Picture Postcards from the Great War

The story behind a Great War postcard - Tony Allen

(3) The Flechette

Perhaps the following card and the description of the picture thereon may give some insight as to why some British soldiers at Mons believed Arthur Machen’s tale The Bowmen to be fact.  E. Le Deley, Paris, published the card, which was printed in black and white. The captions are in French and English. The English version reads, "AERIAL WAR – A shower of arrows, Gunners of a German battery decimated by our aeros."


cavalry decimated by flechettes
image of a flechette

French aviators dropped the arrows or Flechettes which when released on an unsuspecting soldier could piece his body from head to foot. What did a flechette look like? Well, a photograph appeared in The War Illustrated on 23rd January 1915, with a description of one.

"They are pieces of steel rod about six inches long, sharpened at one end like a pencil, and with the four and a half inches or so at the other end machined out so that the whole thing has the section of a cross...which is, of course, very much lighter than the front end, and so acts just as a feather of an arrow."
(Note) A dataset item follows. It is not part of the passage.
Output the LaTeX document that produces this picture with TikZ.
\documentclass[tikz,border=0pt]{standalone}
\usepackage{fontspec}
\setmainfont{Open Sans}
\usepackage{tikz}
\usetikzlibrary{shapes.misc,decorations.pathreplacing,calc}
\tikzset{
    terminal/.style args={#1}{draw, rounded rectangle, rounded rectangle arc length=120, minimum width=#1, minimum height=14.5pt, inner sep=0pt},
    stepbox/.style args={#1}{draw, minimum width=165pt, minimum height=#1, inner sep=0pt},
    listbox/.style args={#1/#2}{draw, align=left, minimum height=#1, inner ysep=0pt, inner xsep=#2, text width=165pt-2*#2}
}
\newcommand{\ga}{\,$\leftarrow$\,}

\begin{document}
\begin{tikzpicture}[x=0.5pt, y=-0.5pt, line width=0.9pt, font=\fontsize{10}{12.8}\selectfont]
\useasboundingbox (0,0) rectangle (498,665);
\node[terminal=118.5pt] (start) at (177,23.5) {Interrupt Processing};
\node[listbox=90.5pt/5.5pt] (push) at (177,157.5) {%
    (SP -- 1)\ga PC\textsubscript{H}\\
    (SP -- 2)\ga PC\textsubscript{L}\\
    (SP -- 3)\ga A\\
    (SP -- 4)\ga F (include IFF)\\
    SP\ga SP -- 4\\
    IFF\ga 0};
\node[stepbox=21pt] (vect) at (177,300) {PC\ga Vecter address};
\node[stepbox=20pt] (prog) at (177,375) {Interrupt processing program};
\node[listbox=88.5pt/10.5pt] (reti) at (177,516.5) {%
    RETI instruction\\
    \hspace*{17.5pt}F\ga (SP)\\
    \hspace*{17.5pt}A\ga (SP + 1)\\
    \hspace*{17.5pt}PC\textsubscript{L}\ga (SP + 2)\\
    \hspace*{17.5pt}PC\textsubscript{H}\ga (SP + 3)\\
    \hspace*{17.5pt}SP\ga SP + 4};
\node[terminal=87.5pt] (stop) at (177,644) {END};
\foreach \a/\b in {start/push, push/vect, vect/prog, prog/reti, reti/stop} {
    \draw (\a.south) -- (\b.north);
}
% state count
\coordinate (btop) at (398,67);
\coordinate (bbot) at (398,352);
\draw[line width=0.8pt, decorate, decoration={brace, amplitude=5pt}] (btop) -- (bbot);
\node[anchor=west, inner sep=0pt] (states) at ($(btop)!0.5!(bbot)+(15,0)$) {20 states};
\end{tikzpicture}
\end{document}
The steel arrows were packed in boxes of 500 and placed over a hole in the floor of the aircraft. When over the target the flechettes were released in a stream, simply by pulling a string! When they hit the ground, the arrows covered an area of about fifty yards by ten yards.

In 1915, Mr. C. G. Grey the editor of The Aeroplane commented, "A friend of mine was at the military aerodrome at St. Cyr some little time ago, when some of these arrows were being tested, with an unfortunate cow as the enemy, about three arrows struck the cow, and went clean through her into the ground, after which the cow died quite suddenly.’
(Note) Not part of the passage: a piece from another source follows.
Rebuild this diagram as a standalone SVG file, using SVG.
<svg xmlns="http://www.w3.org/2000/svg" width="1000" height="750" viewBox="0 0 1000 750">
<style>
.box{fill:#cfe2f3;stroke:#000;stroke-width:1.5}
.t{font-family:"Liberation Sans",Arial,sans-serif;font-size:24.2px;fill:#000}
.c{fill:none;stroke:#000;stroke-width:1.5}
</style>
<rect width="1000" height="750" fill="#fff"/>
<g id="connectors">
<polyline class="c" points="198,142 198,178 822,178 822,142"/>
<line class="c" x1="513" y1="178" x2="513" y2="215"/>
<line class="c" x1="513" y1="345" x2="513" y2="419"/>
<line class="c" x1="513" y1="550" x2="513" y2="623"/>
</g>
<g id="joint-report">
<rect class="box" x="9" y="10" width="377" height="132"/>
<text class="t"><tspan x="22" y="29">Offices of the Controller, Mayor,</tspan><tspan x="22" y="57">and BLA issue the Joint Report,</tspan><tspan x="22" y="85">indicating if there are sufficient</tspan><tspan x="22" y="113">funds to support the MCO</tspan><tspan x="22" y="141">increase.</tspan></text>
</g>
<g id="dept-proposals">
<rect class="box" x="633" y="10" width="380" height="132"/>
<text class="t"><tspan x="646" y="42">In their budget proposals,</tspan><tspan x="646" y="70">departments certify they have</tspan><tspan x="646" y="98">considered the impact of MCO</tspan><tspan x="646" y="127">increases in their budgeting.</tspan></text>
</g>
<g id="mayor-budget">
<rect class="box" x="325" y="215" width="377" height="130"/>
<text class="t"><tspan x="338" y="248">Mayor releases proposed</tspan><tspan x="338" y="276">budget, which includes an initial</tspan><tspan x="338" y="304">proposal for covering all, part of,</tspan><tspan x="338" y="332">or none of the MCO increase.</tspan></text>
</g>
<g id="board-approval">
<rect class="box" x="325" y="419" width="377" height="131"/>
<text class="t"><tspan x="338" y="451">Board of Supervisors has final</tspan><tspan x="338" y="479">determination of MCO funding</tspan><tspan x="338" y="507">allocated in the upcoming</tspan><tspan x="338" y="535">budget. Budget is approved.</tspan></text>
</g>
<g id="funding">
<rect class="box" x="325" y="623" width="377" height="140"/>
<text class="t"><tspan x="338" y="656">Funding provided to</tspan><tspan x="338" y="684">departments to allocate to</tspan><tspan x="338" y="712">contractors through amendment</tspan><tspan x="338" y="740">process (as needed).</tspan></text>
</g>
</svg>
According to The War Illustrated, the Royal Flying Corps refused to use flechettes against the Germans because, "Our aviators think arrow-dropping dirty work…because the enemy cannot hear the things coming, and because they make such nasty wounds. Also it was not possible to drop them with sufficient accuracy." The paper then conceded, "nevertheless against cavalry or infantry in any thing like close formation they certainly are effective, as the French have proved."

The editor of The Aeroplane also told his readers about a "German surgical paper", which had devoted a long article about the effect of the flechette on troops. The report said. "If one hits a man on the head it will go straight through his helmet into his brain." However, just as fatal was a hit on the shoulder by one of the steel arrows. The report continued, "it will probably glance off the shoulder blade and go straight through the lungs, and get mixed up with other parts of the anatomy."

One German soldier, who had been on the receiving end of a steel arrow attack said, "that if there was any arrow-dropping going on it was actually safer to be flat on the ground, because although one covers a greater area the area the arrow which does hit home will have less chance of going through several organs."

In early 1915, Mr Grey said that in view of the uncertainly of hitting a man with the much larger missile, the bomb, it was hardly likely that the flechette will prove a weapon of "any serious consequence in the war." As the conflict progressed, little more was heard of the flechette. However, its use was recorded on a postcard by an artist’s impression. 

Did the French drop flechettes on German troops in August 1914? There were reports that during the retreat from Mons British soldiers had seen "dead Prussians wounded by arrows…on the battlefield." If the stories were believed, they would certainly have added credence to Machen’s tale of The Bowmen and the subsequent story of The Angels of Mons.